## BEGIN Listed records
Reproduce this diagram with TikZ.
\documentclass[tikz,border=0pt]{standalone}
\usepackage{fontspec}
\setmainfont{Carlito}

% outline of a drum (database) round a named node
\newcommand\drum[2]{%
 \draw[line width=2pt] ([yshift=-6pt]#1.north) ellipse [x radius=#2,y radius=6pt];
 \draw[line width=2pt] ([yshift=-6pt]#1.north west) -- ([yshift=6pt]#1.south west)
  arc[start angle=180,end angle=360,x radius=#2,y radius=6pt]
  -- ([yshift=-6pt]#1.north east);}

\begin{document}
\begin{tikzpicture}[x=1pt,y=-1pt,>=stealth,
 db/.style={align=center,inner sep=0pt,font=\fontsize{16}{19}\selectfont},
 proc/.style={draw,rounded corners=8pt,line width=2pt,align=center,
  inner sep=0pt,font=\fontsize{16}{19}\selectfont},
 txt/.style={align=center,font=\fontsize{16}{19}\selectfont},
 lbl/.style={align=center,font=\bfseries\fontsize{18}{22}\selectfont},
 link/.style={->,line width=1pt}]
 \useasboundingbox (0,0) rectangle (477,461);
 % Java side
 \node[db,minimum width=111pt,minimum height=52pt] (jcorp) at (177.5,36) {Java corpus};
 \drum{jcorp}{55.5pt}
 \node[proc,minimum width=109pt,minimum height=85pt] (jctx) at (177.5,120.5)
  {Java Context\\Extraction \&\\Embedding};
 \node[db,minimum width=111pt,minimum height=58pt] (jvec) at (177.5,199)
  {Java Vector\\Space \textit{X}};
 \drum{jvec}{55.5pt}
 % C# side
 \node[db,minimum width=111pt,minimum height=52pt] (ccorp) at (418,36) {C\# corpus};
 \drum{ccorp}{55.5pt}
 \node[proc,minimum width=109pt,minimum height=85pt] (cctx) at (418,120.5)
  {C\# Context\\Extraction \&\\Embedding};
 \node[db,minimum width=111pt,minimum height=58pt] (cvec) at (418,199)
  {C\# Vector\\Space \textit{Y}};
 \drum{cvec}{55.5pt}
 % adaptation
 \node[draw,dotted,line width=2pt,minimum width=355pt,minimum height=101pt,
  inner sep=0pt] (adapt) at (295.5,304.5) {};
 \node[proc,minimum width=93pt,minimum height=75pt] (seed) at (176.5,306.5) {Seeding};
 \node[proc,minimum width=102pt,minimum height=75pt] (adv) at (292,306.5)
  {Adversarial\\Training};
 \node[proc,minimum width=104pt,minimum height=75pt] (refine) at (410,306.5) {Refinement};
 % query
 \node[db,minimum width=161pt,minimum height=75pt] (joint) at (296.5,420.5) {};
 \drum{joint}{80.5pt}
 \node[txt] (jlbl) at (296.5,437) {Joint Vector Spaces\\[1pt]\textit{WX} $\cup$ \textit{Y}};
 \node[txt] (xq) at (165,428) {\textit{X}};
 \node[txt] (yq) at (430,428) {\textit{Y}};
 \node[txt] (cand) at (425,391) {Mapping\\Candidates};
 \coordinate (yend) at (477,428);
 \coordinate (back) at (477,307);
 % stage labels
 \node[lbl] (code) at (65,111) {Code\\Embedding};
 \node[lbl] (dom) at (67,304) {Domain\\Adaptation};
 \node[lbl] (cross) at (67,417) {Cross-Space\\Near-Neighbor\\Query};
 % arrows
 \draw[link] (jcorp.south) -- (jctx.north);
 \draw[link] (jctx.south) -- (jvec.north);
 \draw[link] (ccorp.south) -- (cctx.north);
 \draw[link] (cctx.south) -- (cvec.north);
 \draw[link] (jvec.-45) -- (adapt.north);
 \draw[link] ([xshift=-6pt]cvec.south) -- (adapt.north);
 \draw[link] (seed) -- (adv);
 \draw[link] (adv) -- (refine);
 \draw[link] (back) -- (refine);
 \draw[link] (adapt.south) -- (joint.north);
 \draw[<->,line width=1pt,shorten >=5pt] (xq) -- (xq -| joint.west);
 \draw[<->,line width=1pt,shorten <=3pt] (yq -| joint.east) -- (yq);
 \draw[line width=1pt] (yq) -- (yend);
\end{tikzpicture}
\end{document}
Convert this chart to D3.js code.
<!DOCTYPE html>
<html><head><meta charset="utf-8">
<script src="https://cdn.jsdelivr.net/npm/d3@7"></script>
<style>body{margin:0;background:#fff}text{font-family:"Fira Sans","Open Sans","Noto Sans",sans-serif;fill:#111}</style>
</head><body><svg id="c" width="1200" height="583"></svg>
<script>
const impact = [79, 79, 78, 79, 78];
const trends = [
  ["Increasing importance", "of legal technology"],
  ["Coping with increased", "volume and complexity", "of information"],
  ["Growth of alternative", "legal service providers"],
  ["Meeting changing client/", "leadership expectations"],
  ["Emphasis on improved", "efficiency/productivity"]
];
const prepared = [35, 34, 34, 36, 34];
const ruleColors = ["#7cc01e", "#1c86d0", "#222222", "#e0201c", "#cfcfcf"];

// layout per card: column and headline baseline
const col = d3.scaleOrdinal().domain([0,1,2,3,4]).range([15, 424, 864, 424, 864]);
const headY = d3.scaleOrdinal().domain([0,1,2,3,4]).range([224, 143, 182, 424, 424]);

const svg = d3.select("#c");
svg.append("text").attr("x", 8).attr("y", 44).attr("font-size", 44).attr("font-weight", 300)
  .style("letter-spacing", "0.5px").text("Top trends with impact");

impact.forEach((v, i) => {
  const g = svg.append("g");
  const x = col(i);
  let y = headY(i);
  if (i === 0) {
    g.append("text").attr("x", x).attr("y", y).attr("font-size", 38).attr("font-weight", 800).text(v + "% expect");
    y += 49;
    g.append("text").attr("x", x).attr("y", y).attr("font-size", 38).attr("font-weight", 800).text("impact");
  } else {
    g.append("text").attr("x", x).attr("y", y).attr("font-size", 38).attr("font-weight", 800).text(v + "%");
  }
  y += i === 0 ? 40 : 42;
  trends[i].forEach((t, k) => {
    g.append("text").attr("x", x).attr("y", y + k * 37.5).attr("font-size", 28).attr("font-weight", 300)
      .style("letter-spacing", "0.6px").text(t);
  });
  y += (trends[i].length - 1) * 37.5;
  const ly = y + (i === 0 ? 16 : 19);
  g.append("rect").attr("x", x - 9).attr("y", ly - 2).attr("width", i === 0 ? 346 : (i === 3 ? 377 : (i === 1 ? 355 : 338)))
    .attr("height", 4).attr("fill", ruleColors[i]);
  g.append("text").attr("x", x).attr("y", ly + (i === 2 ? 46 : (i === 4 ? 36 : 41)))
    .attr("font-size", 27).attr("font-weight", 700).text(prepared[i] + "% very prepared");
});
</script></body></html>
## END Listed records
## BEGIN Listed records
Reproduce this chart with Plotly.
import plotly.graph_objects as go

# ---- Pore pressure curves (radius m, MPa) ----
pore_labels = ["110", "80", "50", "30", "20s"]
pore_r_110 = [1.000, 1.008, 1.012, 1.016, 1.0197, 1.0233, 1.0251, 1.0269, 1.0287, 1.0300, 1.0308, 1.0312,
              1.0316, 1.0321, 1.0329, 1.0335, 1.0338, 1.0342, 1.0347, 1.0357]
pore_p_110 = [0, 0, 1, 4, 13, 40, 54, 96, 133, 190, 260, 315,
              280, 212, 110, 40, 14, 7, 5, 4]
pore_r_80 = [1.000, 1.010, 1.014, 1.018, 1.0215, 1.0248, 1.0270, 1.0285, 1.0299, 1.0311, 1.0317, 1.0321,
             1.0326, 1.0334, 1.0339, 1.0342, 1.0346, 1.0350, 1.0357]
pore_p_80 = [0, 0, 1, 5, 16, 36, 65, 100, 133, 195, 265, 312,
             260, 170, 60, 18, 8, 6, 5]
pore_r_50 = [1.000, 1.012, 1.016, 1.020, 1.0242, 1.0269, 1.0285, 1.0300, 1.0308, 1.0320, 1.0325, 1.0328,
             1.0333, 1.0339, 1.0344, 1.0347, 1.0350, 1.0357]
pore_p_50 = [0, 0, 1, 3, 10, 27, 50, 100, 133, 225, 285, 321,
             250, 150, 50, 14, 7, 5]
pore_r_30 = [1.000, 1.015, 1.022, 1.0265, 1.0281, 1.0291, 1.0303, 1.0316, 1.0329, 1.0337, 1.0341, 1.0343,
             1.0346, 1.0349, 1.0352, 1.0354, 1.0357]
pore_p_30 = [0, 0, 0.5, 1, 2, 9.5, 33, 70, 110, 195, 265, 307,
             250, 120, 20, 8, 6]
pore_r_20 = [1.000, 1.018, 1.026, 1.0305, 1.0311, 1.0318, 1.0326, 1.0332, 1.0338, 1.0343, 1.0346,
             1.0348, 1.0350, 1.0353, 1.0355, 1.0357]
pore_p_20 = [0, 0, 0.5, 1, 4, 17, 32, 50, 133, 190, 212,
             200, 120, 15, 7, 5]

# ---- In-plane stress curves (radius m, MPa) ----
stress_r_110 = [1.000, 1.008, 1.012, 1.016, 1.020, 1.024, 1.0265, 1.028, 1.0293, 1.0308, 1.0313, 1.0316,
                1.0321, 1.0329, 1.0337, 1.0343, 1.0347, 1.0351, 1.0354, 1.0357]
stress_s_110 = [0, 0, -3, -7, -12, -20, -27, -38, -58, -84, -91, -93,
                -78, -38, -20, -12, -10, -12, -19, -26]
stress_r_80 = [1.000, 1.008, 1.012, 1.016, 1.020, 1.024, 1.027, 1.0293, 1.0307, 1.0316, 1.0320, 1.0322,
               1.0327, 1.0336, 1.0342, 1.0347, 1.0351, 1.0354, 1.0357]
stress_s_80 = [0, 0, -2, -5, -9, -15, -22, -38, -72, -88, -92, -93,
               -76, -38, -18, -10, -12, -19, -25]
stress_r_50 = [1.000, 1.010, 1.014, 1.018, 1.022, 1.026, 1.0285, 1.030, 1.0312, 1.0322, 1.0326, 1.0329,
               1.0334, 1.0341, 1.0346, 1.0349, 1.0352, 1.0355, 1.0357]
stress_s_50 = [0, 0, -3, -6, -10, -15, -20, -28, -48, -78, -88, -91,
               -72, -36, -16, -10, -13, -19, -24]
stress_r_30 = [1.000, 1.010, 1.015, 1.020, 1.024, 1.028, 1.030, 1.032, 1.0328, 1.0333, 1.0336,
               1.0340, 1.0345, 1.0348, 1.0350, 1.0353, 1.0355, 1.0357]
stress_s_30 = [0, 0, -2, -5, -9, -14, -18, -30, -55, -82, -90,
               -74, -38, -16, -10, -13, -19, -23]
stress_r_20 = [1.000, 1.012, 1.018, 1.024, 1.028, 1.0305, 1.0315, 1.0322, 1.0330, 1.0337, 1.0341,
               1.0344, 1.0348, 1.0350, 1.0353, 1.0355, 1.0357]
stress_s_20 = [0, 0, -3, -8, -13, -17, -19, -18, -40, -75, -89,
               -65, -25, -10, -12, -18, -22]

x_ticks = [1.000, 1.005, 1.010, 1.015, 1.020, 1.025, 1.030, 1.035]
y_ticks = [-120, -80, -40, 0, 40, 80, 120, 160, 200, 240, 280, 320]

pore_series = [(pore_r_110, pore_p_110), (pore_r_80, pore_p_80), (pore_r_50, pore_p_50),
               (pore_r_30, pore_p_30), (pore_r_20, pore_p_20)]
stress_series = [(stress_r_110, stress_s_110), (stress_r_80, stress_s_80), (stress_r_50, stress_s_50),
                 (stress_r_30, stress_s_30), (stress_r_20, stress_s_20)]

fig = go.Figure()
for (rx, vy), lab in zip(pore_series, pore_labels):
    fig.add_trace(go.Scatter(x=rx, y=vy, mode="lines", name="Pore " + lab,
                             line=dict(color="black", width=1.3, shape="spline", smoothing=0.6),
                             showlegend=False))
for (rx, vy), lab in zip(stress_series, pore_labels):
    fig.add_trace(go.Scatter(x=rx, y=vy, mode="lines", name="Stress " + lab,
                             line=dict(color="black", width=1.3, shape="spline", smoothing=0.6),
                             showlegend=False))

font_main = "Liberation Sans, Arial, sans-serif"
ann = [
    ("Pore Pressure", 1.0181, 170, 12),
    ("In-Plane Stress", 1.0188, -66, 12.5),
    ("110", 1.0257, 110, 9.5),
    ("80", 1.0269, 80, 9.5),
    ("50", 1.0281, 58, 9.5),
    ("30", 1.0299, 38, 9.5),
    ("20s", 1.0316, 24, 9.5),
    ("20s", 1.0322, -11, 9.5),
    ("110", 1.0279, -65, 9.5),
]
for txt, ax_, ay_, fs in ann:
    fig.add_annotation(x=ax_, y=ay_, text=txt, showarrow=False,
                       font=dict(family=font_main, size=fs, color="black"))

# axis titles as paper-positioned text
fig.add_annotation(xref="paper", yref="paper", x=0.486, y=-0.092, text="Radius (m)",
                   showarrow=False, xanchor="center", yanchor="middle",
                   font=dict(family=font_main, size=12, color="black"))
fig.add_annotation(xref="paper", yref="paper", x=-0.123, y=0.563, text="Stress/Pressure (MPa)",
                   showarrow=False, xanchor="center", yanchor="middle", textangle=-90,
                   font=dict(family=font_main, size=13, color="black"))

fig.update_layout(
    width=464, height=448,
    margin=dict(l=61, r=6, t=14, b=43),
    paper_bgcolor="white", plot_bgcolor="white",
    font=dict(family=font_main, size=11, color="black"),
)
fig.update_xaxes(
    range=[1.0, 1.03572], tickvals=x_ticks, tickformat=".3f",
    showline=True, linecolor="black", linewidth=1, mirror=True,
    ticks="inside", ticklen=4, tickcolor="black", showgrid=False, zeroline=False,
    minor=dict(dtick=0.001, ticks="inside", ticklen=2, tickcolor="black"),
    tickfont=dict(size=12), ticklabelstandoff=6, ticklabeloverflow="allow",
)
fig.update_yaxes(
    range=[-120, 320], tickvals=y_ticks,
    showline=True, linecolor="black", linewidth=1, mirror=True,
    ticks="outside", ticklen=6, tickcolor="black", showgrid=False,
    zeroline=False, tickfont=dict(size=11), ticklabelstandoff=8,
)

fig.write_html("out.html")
## END Listed records
__Work to do__: Look back at the entries above and repeat, unchanged, every line from the line holding "Reproduce this chart with Plotly." through the line holding "import plotly.graph_objects as go".

__Exercise answer__:
Reproduce this chart with Plotly.
import plotly.graph_objects as go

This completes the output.